Significant neurodevelopmental and socioemotional change occurs during early childhood, making it a period of great vulnerability, as well as great potential. It is an ideal time to cultivate social emotional competencies (SEC) and is particularly impactful for children living in poverty and with delays in SEC development. These types of support in early childhood helps close the inequality gap by equipping children with the skills they need to navigate challenging situations and succeed in life
In Mexico, 1 in 2 children lives in poverty and 60% of students are considered behind in school by the time they're in sixth grade. Adverse early childhood events can permanently affect a person's ability to regulate stress, learn new skills, and healthily adapt to future adversity, resulting in significant barriers to learning.
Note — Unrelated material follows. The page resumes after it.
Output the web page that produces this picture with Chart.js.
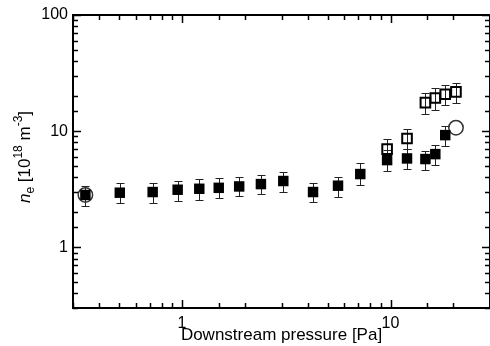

The gap in educational outcomes across socio-economic status widens significantly between the ages of 5-18 years old, fueling cycles of inequality and violence.
Educating for Wellbeing (EW) seeks to break these cycles by fostering an empowering learning environment within preschools that acts as a protective barrier to help close this gap early. Healthy childhood development hinges on educators' own well-being. The program includes a rigorous training-based approach to building SEC among educators, an explicit curriculum to build students' SEC, and a school-wide approach to fostering student development and resiliency.
After participating in pilot studies, teachers showed improvements in SECs and reduction in stress and burnout, and their students demonstrated improved socioemotional outcomes. Studies conducted by the World Bank and the Center for Healthy Minds are publishing results estimating the impact of EW in the coming months. To date, EW has trained 80,000 early childhood educators, and seeks to reach over 1 million students across the country.